▶ **Description of the task**:
Images are not part of the copy; write out the rest of the data exactly as given.

▶ **Given information**:
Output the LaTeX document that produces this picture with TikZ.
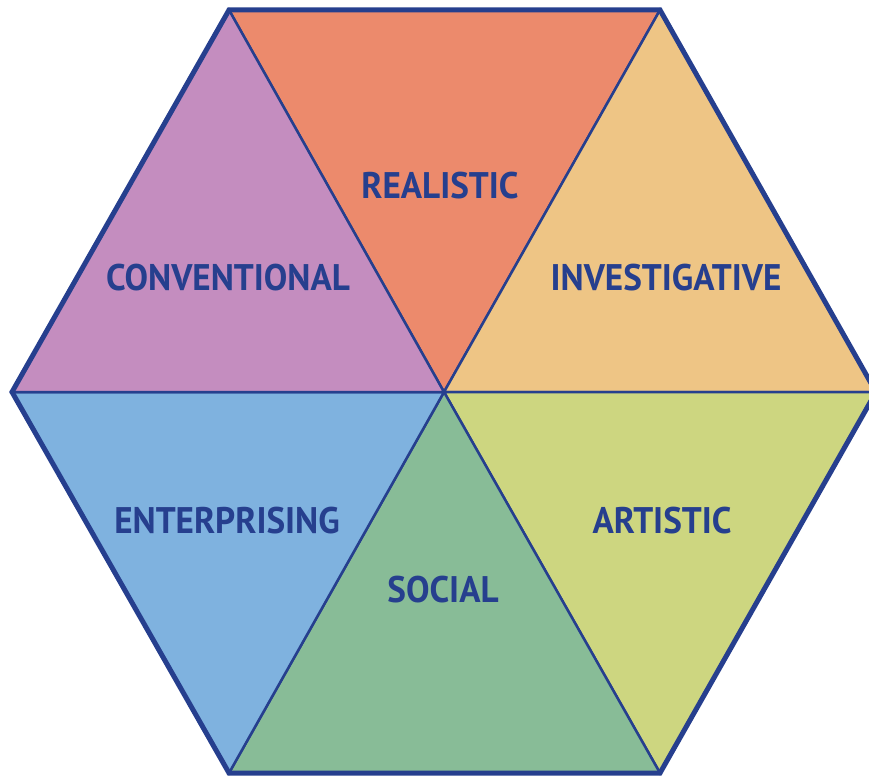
\documentclass[tikz,border=0pt]{standalone}
\usepackage{fontspec}
\setsansfont{PT Sans}
\usetikzlibrary{calc}
\definecolor{hexblue}{HTML}{263F8E}
\definecolor{realred}{HTML}{EC8A6C}
\definecolor{invtan}{HTML}{EEC585}
\definecolor{artgreen}{HTML}{CDD680}
\definecolor{socgreen}{HTML}{88BC97}
\definecolor{entblue}{HTML}{7FB2DF}
\definecolor{convpurple}{HTML}{C48DBF}

\begin{document}
\begin{tikzpicture}[x=1pt, y=-1pt, every node/.style={font=\sffamily\bfseries\fontsize{37}{37}\selectfont, text=hexblue, xscale=0.95}]
      \useasboundingbox (0,0) rectangle (869,776);
      \coordinate (center) at (444,392);

      % corners of the hexagon
      \coordinate (TL) at (229,10);
      \coordinate (TR) at (660,10);
      \coordinate (R) at (876,392);
      \coordinate (BR) at (660,773);
      \coordinate (BL) at (229,773);
      \coordinate (L) at (12,392);

      \draw [fill=realred, draw=hexblue, line width=2.5pt] (center) -- (TL) -- (TR) -- cycle;
      \draw [fill=invtan, draw=hexblue, line width=2.5pt] (center) -- (TR) -- (R) -- cycle;
      \draw [fill=artgreen, draw=hexblue, line width=2.5pt] (center) -- (R) -- (BR) -- cycle;
      \draw [fill=socgreen, draw=hexblue, line width=2.5pt] (center) -- (BR) -- (BL) -- cycle;
      \draw [fill=entblue, draw=hexblue, line width=2.5pt] (center) -- (BL) -- (L) -- cycle;
      \draw [fill=convpurple, draw=hexblue, line width=2.5pt] (center) -- (L) -- (TL) -- cycle;

      \draw [hexblue, line width=5pt] (TL) -- (TR) -- (R) -- (BR) -- (BL) -- (L) -- cycle;

      \node [name=real] at (440,186) {REALISTIC};
      \node [name=inv] at (666,278) {INVESTIGATIVE};
      \node [name=art] at (662,521) {ARTISTIC};
      \node [name=soc] at (443,590) {SOCIAL};
      \node [name=ent] at (227,521) {ENTERPRISING};
      \node [name=conv] at (228,278) {CONVENTIONAL};
    \end{tikzpicture}
\end{document}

▶ **Finished exercise**:
Output the LaTeX document that produces this picture with TikZ.
\documentclass[tikz,border=0pt]{standalone}
\usepackage{fontspec}
\setsansfont{PT Sans}
\usetikzlibrary{calc}
\definecolor{hexblue}{HTML}{263F8E}
\definecolor{realred}{HTML}{EC8A6C}
\definecolor{invtan}{HTML}{EEC585}
\definecolor{artgreen}{HTML}{CDD680}
\definecolor{socgreen}{HTML}{88BC97}
\definecolor{entblue}{HTML}{7FB2DF}
\definecolor{convpurple}{HTML}{C48DBF}

\begin{document}
\begin{tikzpicture}[x=1pt, y=-1pt, every node/.style={font=\sffamily\bfseries\fontsize{37}{37}\selectfont, text=hexblue, xscale=0.95}]
      \useasboundingbox (0,0) rectangle (869,776);
      \coordinate (center) at (444,392);

      % corners of the hexagon
      \coordinate (TL) at (229,10);
      \coordinate (TR) at (660,10);
      \coordinate (R) at (876,392);
      \coordinate (BR) at (660,773);
      \coordinate (BL) at (229,773);
      \coordinate (L) at (12,392);

      \draw [fill=realred, draw=hexblue, line width=2.5pt] (center) -- (TL) -- (TR) -- cycle;
      \draw [fill=invtan, draw=hexblue, line width=2.5pt] (center) -- (TR) -- (R) -- cycle;
      \draw [fill=artgreen, draw=hexblue, line width=2.5pt] (center) -- (R) -- (BR) -- cycle;
      \draw [fill=socgreen, draw=hexblue, line width=2.5pt] (center) -- (BR) -- (BL) -- cycle;
      \draw [fill=entblue, draw=hexblue, line width=2.5pt] (center) -- (BL) -- (L) -- cycle;
      \draw [fill=convpurple, draw=hexblue, line width=2.5pt] (center) -- (L) -- (TL) -- cycle;

      \draw [hexblue, line width=5pt] (TL) -- (TR) -- (R) -- (BR) -- (BL) -- (L) -- cycle;

      \node [name=real] at (440,186) {REALISTIC};
      \node [name=inv] at (666,278) {INVESTIGATIVE};
      \node [name=art] at (662,521) {ARTISTIC};
      \node [name=soc] at (443,590) {SOCIAL};
      \node [name=ent] at (227,521) {ENTERPRISING};
      \node [name=conv] at (228,278) {CONVENTIONAL};
    \end{tikzpicture}
\end{document}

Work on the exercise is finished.